A tale riguardo, va rilevato che il rapporto da cui la presente controversia scaturisce è il contratto di mutuo stipulato in data 17.6.91 (cfr. doc. 1 attr.) a rogito del notaio Cerini di Roma, cui a fatto seguito l’atto di erogazione e quietanza del 28.6.91 (cfr. doc. 2 attr.) col quale è stata risolta l’iniziale riserva negoziale sul tipo di tasso applicabile, acclarando e pattuendo che il mutuo sarebbe stato indicizzato, ossia con interesse variabile, di cui, lo stesso contratto di mutuo, contemplava il sistema di indicizzazione (come poi accertato e compiutamente illustrato dal consulente d’ufficio nella propria relazione).
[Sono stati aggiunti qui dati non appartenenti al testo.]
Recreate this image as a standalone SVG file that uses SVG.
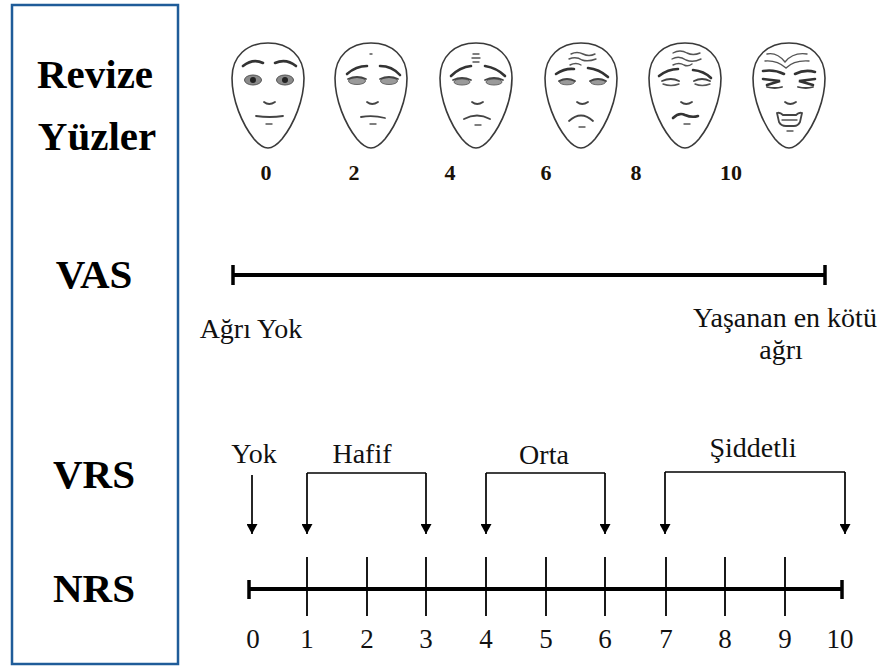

     Orbene, ai sensi della recente disposizione normativa (ossia il D.L. 29 dicembre 2000, n. 394 convertito con modificazioni nella legge 28 febbraio 2001, n. 24, di interpretazione autentica della legge 7 marzo 1996, n. 108 in materia di usura), la valutazione della usurarietà degli interessi nei finanziamenti stipulati nella forma dei mutui deve essere ricollegata temporalmente al momento in cui gli interessi stessi, a qualunque titolo convenuti, sia stati promossi o comunque pattuiti, di modo che, nel caso di specie, tale valutazione deve essere ricondotta alla stregua dei tassi applicati ed applicabili alla data del contratto di mutuo 17.6.91.
     Sulla scorta della documentazione allegata (contratto di mutuo) e delle stesse pacifiche allegazioni fattuali delle parti, non sussiste in alcun modo tale usurarietà alla data del citato contratto, di conseguenza gli interessi pattuiti tra le parti del negozio non possono considerarsi ultralegali ai fini dell’applicazione della sanzione prevista, in caso di usurarietà, dall’art. 1815, II comma, c.c., ossia della non spettanza di alcun tipo di interesse.
     Non di meno, il dato più rilevante è costituito dal fatto che nella specie, come detto, si verte in un caso di mutuo a tasso variabile, quindi indicizzato, e dunque escluso per definizione dalla previsione normativa della legge 28 febbraio 2001, n. 24, laddove espressamente riferisce la sostituibilità dei tassi di interesse legale ai mutui a tasso fisso.
     La ratio di tale previsione normativa appare di intuitiva evidenza, giacché solo dalla rigidità del tasso di interesse cosiddetto fisso può aversi il superamento del tasso legale introdotto con la legge 108/96, mentre per i tassi indicizzati, quindi variabili per effetto dell’andamento del costo della vita e del mercato, tale adeguamento è un effetto naturale di tale tipo di pattuizione che assolve proprio allo scopo di evitare possibili ed iniqui aggravi a carico del beneficiario del finanziamento per effetto di una originaria pattuizione dei tassi risultano, nel tempo, particolarmente onerosi.